Writer-director DAVID JACOBSON is famous in the world of indie filmmaking, and not just because his first film DAHMER was Jeremy Renner’s first major film role. DAHMER was nominated for three Independent Spirit Awards including the John Cassavetes Award. DOWN IN THE VALLEY, David’s second feature, was premiered at the Cannes Film Festival and released theatrically by THINKFilm.

David has taken a number of workshops with me, and he did one-on-one consultation with me before directing both DAHMER and DOWN IN THE VALLEY (with Edward Norton and Evan Rachel Wood). He just completed post-production on his latest feature, TOMORROW YOU’RE GONE, starring Stephen Dorff, Michelle Monaghan, and Willem Dafoe.

David has a unique and off-beat sensibility, an amazing talent, true artistry, and the most generous nature.

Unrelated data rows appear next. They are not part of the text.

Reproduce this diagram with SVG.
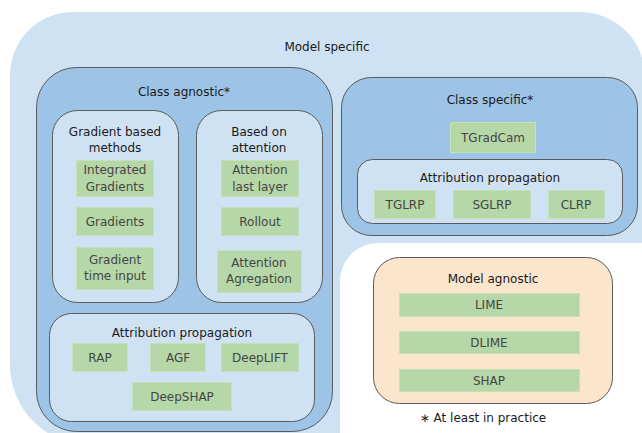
<svg xmlns="http://www.w3.org/2000/svg" width="642" height="433" viewBox="0 0 642 433">
<style>
text{font-family:"DejaVu Sans",Verdana,sans-serif;font-size:12px;text-anchor:middle}
.t{fill:#1a1a1a}
.g{fill:#454545}
.mid{fill:#9dc3e6;stroke:#5a5a5a;stroke-width:1}
.lt{fill:#cfe2f3;stroke:#5a5a5a;stroke-width:1}
.gr{fill:#b6d7a8;stroke:#c4e0b6;stroke-width:1}
.pe{fill:#fce5cd;stroke:#5a5a5a;stroke-width:1}
</style>
<rect width="642" height="433" fill="#ffffff"/>
<g id="model-specific">
<path d="M10,75 A63,63 0 0 1 73,12 L580,12 A65,65 0 0 1 645,77 L645,243 L378,243 A38,38 0 0 0 340,281 L340,445 L90,445 A80,80 0 0 1 10,365 Z" fill="#cfe2f3"/>
<text class="t" x="327" y="51">Model specific</text>
</g>
<g id="class-agnostic">
<rect class="mid" x="36.5" y="67.5" width="296" height="364" rx="40" ry="40"/>
<text class="t" x="184" y="96">Class agnostic*</text>
</g>
<g id="gradient-based">
<rect class="lt" x="52.5" y="110.5" width="126" height="192" rx="25" ry="25"/>
<text class="t" x="115" y="136">Gradient based</text>
<text class="t" x="115" y="152">methods</text>
</g>
<g id="integrated-gradients">
<rect class="gr" x="76.5" y="160.5" width="77" height="36"/>
<text class="g" x="115" y="174">Integrated</text>
<text class="g" x="115" y="191">Gradients</text>
</g>
<g id="gradients">
<rect class="gr" x="76.5" y="207.5" width="77" height="28"/>
<text class="g" x="115" y="226">Gradients</text>
</g>
<g id="gradient-time-input">
<rect class="gr" x="76.5" y="247.5" width="77" height="42"/>
<text class="g" x="115" y="264">Gradient</text>
<text class="g" x="115" y="280">time input</text>
</g>
<g id="based-on-attention">
<rect class="lt" x="196.5" y="110.5" width="126" height="192" rx="25" ry="25"/>
<text class="t" x="259" y="136">Based on</text>
<text class="t" x="259" y="152">attention</text>
</g>
<g id="attention-last-layer">
<rect class="gr" x="221.5" y="160.5" width="77" height="36"/>
<text class="g" x="260" y="174">Attention</text>
<text class="g" x="260" y="191">last layer</text>
</g>
<g id="rollout">
<rect class="gr" x="221.5" y="207.5" width="77" height="28"/>
<text class="g" x="260" y="226">Rollout</text>
</g>
<g id="attention-agregation">
<rect class="gr" x="217.5" y="250.5" width="84" height="42"/>
<text class="g" x="259" y="267">Attention</text>
<text class="g" x="259" y="283">Agregation</text>
</g>
<g id="attribution-left">
<rect class="lt" x="49.5" y="313.5" width="265" height="108" rx="22" ry="22"/>
<text class="t" x="182" y="337">Attribution propagation</text>
</g>
<g id="rap">
<rect class="gr" x="72.5" y="343.5" width="55" height="28"/>
<text class="g" x="100" y="362">RAP</text>
</g>
<g id="agf">
<rect class="gr" x="150.5" y="343.5" width="55" height="28"/>
<text class="g" x="178" y="362">AGF</text>
</g>
<g id="deeplift">
<rect class="gr" x="221.5" y="343.5" width="77" height="28"/>
<text class="g" x="260" y="362">DeepLIFT</text>
</g>
<g id="deepshap">
<rect class="gr" x="132.5" y="382.5" width="99" height="28"/>
<text class="g" x="182" y="401">DeepSHAP</text>
</g>
<g id="class-specific">
<rect class="mid" x="341.5" y="77.5" width="296" height="158" rx="30" ry="30"/>
<text class="t" x="490" y="104">Class specific*</text>
</g>
<g id="tgradcam">
<rect class="gr" x="450.5" y="122.5" width="85" height="30"/>
<text class="g" x="493" y="142">TGradCam</text>
</g>
<g id="attribution-right">
<rect class="lt" x="357.5" y="159.5" width="265" height="64" rx="15" ry="15"/>
<text class="t" x="490" y="182">Attribution propagation</text>
</g>
<g id="tglrp">
<rect class="gr" x="374.5" y="190.5" width="61" height="28"/>
<text class="g" x="405" y="209">TGLRP</text>
</g>
<g id="sglrp">
<rect class="gr" x="453.5" y="190.5" width="77" height="28"/>
<text class="g" x="492" y="209">SGLRP</text>
</g>
<g id="clrp">
<rect class="gr" x="548.5" y="190.5" width="56" height="28"/>
<text class="g" x="576" y="209">CLRP</text>
</g>
<g id="model-agnostic">
<rect class="pe" x="373.5" y="257.5" width="239" height="146" rx="26" ry="26"/>
<text class="t" x="493" y="283">Model agnostic</text>
</g>
<g id="lime">
<rect class="gr" x="399.5" y="293.5" width="180" height="23"/>
<text class="g" x="489" y="309">LIME</text>
</g>
<g id="dlime">
<rect class="gr" x="399.5" y="331.5" width="180" height="22"/>
<text class="g" x="489" y="347">DLIME</text>
</g>
<g id="shap">
<rect class="gr" x="399.5" y="369.5" width="180" height="22"/>
<text class="g" x="489" y="385">SHAP</text>
</g>
<g id="connectors"></g>
<text class="t" x="483" y="422">∗ At least in practice</text>
</svg>
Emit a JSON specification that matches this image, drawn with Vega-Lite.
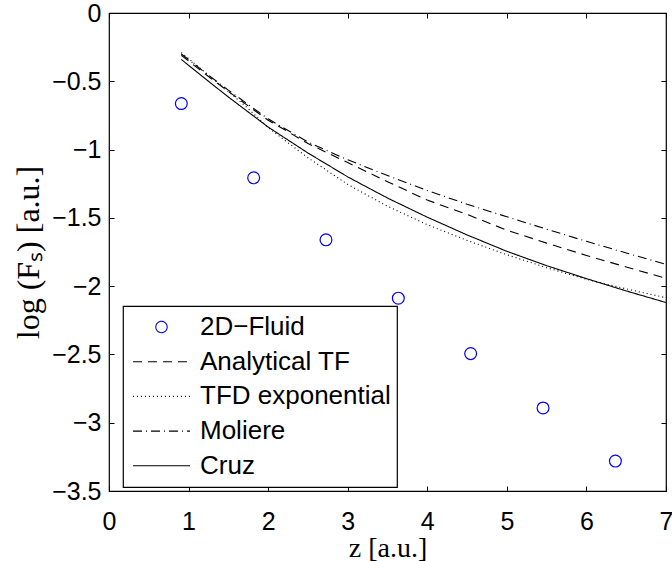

In the Q&A event on September 4th he was unguarded and open, and gave many gems of wisdom. The depth and seriousness of his vision and spirit shown through at every moment. Plus he was funny!

Following are a few notes from the evening. (Thank you, Craig Ouellette, who I count on for sharing your notes!) 

David says that these two early decisions are the most important: What is it about? Who are your actors?

When casting for DAHMER [where he discovered actor Jeremy Renner), David had lots of callbacks, he feels he continues learning about the script by hearing different actors give different interpretations. Jeremy Renner was then unknown, and David had him come in for many call backs. Jeremy created moments, subtext, in the audition – that’s what made him stand out. Cast the main character, then cast around that person.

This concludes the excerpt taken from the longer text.